▶ **EXERCISE DETAILS**
Give a verbatim copy of the lines below, minus the pictures.

____ STORED DATA

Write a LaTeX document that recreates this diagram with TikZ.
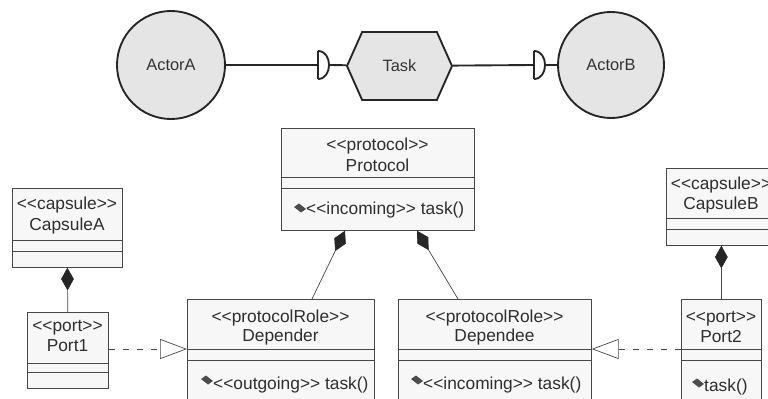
\documentclass[tikz,border=0pt]{standalone}
\usepackage{fontspec}
\setmainfont{Liberation Sans}
\usetikzlibrary{shapes.symbols,arrows.meta,calc}

\begin{document}
\begin{tikzpicture}[x=0.03cm,y=-0.03cm]
        \tikzset{
          actor/.style={circle,draw=black!85,line width=1.6pt,fill=black!10,inner sep=0mm,
            text=black!80,font=\fontsize{14}{16}\selectfont},
          taskshape/.style={signal,signal to=east and west,signal pointer angle=132,
            draw=black!85,line width=1.6pt,fill=black!10,inner sep=0mm,
            minimum width=3.15cm,minimum height=2.04cm,
            text=black!80,font=\fontsize{14}{16}\selectfont},
          box/.style 2 args={draw=black!72,line width=0.6pt,fill=black!3,inner sep=0mm,
            anchor=north west,minimum width=#1*0.03cm,minimum height=#2*0.03cm},
          txt/.style={inner sep=0mm,text=black!82,font=\fontsize{14.8}{17}\selectfont},
          op/.style={txt,anchor=west},
          sep/.style={draw=black!72,line width=0.6pt},
          comp/.style={draw=black!72,line width=0.6pt,
            {Diamond[length=0.68cm,width=0.38cm,color=black!85,fill=black!85]}-},
          real/.style={draw=black!72,line width=0.6pt,dash pattern=on 5pt off 7pt,
            -{Triangle[open,length=0.81cm,width=0.6cm]}},
          pics/opmark/.style={code={
            \fill[black!70] (-6,-1) -- (-1,-4.5) -- (6,1) -- (1,4.5) -- cycle;
            },
          }
        }
        \useasboundingbox (0,0) rectangle (768,399);
        \clip (0,0) rectangle (768,399);

        %ACTORS AND TASK
        \node[actor,minimum size=3.24cm] (actA) at (171,65) {ActorA};
        \node[actor,minimum size=3.18cm] (actB) at (611,65) {ActorB};
        \node[taskshape] (task) at (399.5,66) {Task};
        \coordinate (sockA) at (318,65);
        \coordinate (sockAend) at (329,65);
        \coordinate (sockB) at (534,65);
        \coordinate (sockBend) at (545,65);
        \draw[black!85,line width=1.6pt] (actA) -- (sockA);
        \draw[black!85,line width=1.6pt] (sockAend) -- (task);
        \draw[black!85,line width=1.6pt] (task) -- (sockB);
        \draw[black!85,line width=1.6pt] (sockBend) -- (actB);
        %SOCKETS
        \foreach \sx in {318,534}{
          \draw[black!85,line width=1.6pt] (\sx,51) -- (\sx,79)
            (\sx,51) .. controls (\sx+14.7,51) and (\sx+14.7,79) .. (\sx,79);
        }

        %PROTOCOL
        \node[box={193}{102}] (protocol) at (281,128) {};
        \node[txt] (protoStereo) at (377.5,146) {<{}<protocol>{}>};
        \node[txt] (protoName) at (377.5,165) {Protocol};
        \path (300,208) pic {opmark};
        \node[op] (protoOp) at (306,210) {<{}<incoming>{}> task()};

        %ROLES
        \node[box={187}{120}] (depender) at (187,299) {};
        \node[txt] (derStereo) at (280.5,318) {<{}<protocolRole>{}>};
        \node[txt] (derName) at (280.5,337) {Depender};
        \path (207,380) pic {opmark};
        \node[op] (derOp) at (213,385) {<{}<outgoing>{}> task()};

        \node[box={193}{120}] (dependee) at (398,299) {};
        \node[txt] (deeStereo) at (494.5,318) {<{}<protocolRole>{}>};
        \node[txt] (deeName) at (494.5,337) {Dependee};
        \path (417,380) pic {opmark};
        \node[op] (deeOp) at (423,385) {<{}<incoming>{}> task()};

        %CAPSULES AND PORTS
        \node[box={110}{79}] (capA) at (12,188) {};
        \node[txt] (capAStereo) at (67,205) {<{}<capsule>{}>};
        \node[txt] (capAName) at (67,226) {CapsuleA};
        \node[box={81}{76}] (port1) at (27,312) {};
        \node[txt] (p1Stereo) at (67.5,328) {<{}<port>{}>};
        \node[txt] (p1Name) at (67.5,346) {Port1};

        \node[box={110}{77}] (capB) at (666,168) {};
        \node[txt] (capBStereo) at (721,185) {<{}<capsule>{}>};
        \node[txt] (capBName) at (721,205) {CapsuleB};
        \node[box={80}{120}] (port2) at (681,299) {};
        \node[txt] (p2Stereo) at (721,319) {<{}<port>{}>};
        \node[txt] (p2Name) at (721,337) {Port2};
        \path (698,383) pic {opmark};
        \node[op] (p2Op) at (704,387) {task()};

        %COMPARTMENTS
        \foreach \xa/\xb/\yy in {281/474/177,281/474/188,187/374/349,187/374/360,
            398/591/349,398/591/360,12/122/240,12/122/251,27/108/363,27/108/372,
            666/776/218,666/776/229,681/761/349,681/761/360}{
          \draw[sep] (\xa,\yy) -- (\xb,\yy);
        }

        %LINKS
        \draw[comp] ($(protocol.south west)+(64,0)$) -- ($(depender.north west)+(125,0)$);
        \draw[comp] ($(protocol.south west)+(136,0)$) -- ($(dependee.north west)+(60,0)$);
        \draw[comp] (capA.south) -- (port1.north);
        \draw[comp] (capB.south) -- (port2.north);
        \draw[real] ($(port1.north east)+(0,37)$) -- ($(depender.north west)+(0,50)$);
        \draw[real] ($(port2.north west)+(0,50)$) -- ($(dependee.north east)+(0,50)$);
    \end{tikzpicture}
\end{document}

________

▶ **TASK SOLUTION**
Write a LaTeX document that recreates this diagram with TikZ.
\documentclass[tikz,border=0pt]{standalone}
\usepackage{fontspec}
\setmainfont{Liberation Sans}
\usetikzlibrary{shapes.symbols,arrows.meta,calc}

\begin{document}
\begin{tikzpicture}[x=0.03cm,y=-0.03cm]
        \tikzset{
          actor/.style={circle,draw=black!85,line width=1.6pt,fill=black!10,inner sep=0mm,
            text=black!80,font=\fontsize{14}{16}\selectfont},
          taskshape/.style={signal,signal to=east and west,signal pointer angle=132,
            draw=black!85,line width=1.6pt,fill=black!10,inner sep=0mm,
            minimum width=3.15cm,minimum height=2.04cm,
            text=black!80,font=\fontsize{14}{16}\selectfont},
          box/.style 2 args={draw=black!72,line width=0.6pt,fill=black!3,inner sep=0mm,
            anchor=north west,minimum width=#1*0.03cm,minimum height=#2*0.03cm},
          txt/.style={inner sep=0mm,text=black!82,font=\fontsize{14.8}{17}\selectfont},
          op/.style={txt,anchor=west},
          sep/.style={draw=black!72,line width=0.6pt},
          comp/.style={draw=black!72,line width=0.6pt,
            {Diamond[length=0.68cm,width=0.38cm,color=black!85,fill=black!85]}-},
          real/.style={draw=black!72,line width=0.6pt,dash pattern=on 5pt off 7pt,
            -{Triangle[open,length=0.81cm,width=0.6cm]}},
          pics/opmark/.style={code={
            \fill[black!70] (-6,-1) -- (-1,-4.5) -- (6,1) -- (1,4.5) -- cycle;
            },
          }
        }
        \useasboundingbox (0,0) rectangle (768,399);
        \clip (0,0) rectangle (768,399);

        %ACTORS AND TASK
        \node[actor,minimum size=3.24cm] (actA) at (171,65) {ActorA};
        \node[actor,minimum size=3.18cm] (actB) at (611,65) {ActorB};
        \node[taskshape] (task) at (399.5,66) {Task};
        \coordinate (sockA) at (318,65);
        \coordinate (sockAend) at (329,65);
        \coordinate (sockB) at (534,65);
        \coordinate (sockBend) at (545,65);
        \draw[black!85,line width=1.6pt] (actA) -- (sockA);
        \draw[black!85,line width=1.6pt] (sockAend) -- (task);
        \draw[black!85,line width=1.6pt] (task) -- (sockB);
        \draw[black!85,line width=1.6pt] (sockBend) -- (actB);
        %SOCKETS
        \foreach \sx in {318,534}{
          \draw[black!85,line width=1.6pt] (\sx,51) -- (\sx,79)
            (\sx,51) .. controls (\sx+14.7,51) and (\sx+14.7,79) .. (\sx,79);
        }

        %PROTOCOL
        \node[box={193}{102}] (protocol) at (281,128) {};
        \node[txt] (protoStereo) at (377.5,146) {<{}<protocol>{}>};
        \node[txt] (protoName) at (377.5,165) {Protocol};
        \path (300,208) pic {opmark};
        \node[op] (protoOp) at (306,210) {<{}<incoming>{}> task()};

        %ROLES
        \node[box={187}{120}] (depender) at (187,299) {};
        \node[txt] (derStereo) at (280.5,318) {<{}<protocolRole>{}>};
        \node[txt] (derName) at (280.5,337) {Depender};
        \path (207,380) pic {opmark};
        \node[op] (derOp) at (213,385) {<{}<outgoing>{}> task()};

        \node[box={193}{120}] (dependee) at (398,299) {};
        \node[txt] (deeStereo) at (494.5,318) {<{}<protocolRole>{}>};
        \node[txt] (deeName) at (494.5,337) {Dependee};
        \path (417,380) pic {opmark};
        \node[op] (deeOp) at (423,385) {<{}<incoming>{}> task()};

        %CAPSULES AND PORTS
        \node[box={110}{79}] (capA) at (12,188) {};
        \node[txt] (capAStereo) at (67,205) {<{}<capsule>{}>};
        \node[txt] (capAName) at (67,226) {CapsuleA};
        \node[box={81}{76}] (port1) at (27,312) {};
        \node[txt] (p1Stereo) at (67.5,328) {<{}<port>{}>};
        \node[txt] (p1Name) at (67.5,346) {Port1};

        \node[box={110}{77}] (capB) at (666,168) {};
        \node[txt] (capBStereo) at (721,185) {<{}<capsule>{}>};
        \node[txt] (capBName) at (721,205) {CapsuleB};
        \node[box={80}{120}] (port2) at (681,299) {};
        \node[txt] (p2Stereo) at (721,319) {<{}<port>{}>};
        \node[txt] (p2Name) at (721,337) {Port2};
        \path (698,383) pic {opmark};
        \node[op] (p2Op) at (704,387) {task()};

        %COMPARTMENTS
        \foreach \xa/\xb/\yy in {281/474/177,281/474/188,187/374/349,187/374/360,
            398/591/349,398/591/360,12/122/240,12/122/251,27/108/363,27/108/372,
            666/776/218,666/776/229,681/761/349,681/761/360}{
          \draw[sep] (\xa,\yy) -- (\xb,\yy);
        }

        %LINKS
        \draw[comp] ($(protocol.south west)+(64,0)$) -- ($(depender.north west)+(125,0)$);
        \draw[comp] ($(protocol.south west)+(136,0)$) -- ($(dependee.north west)+(60,0)$);
        \draw[comp] (capA.south) -- (port1.north);
        \draw[comp] (capB.south) -- (port2.north);
        \draw[real] ($(port1.north east)+(0,37)$) -- ($(depender.north west)+(0,50)$);
        \draw[real] ($(port2.north west)+(0,50)$) -- ($(dependee.north east)+(0,50)$);
    \end{tikzpicture}
\end{document}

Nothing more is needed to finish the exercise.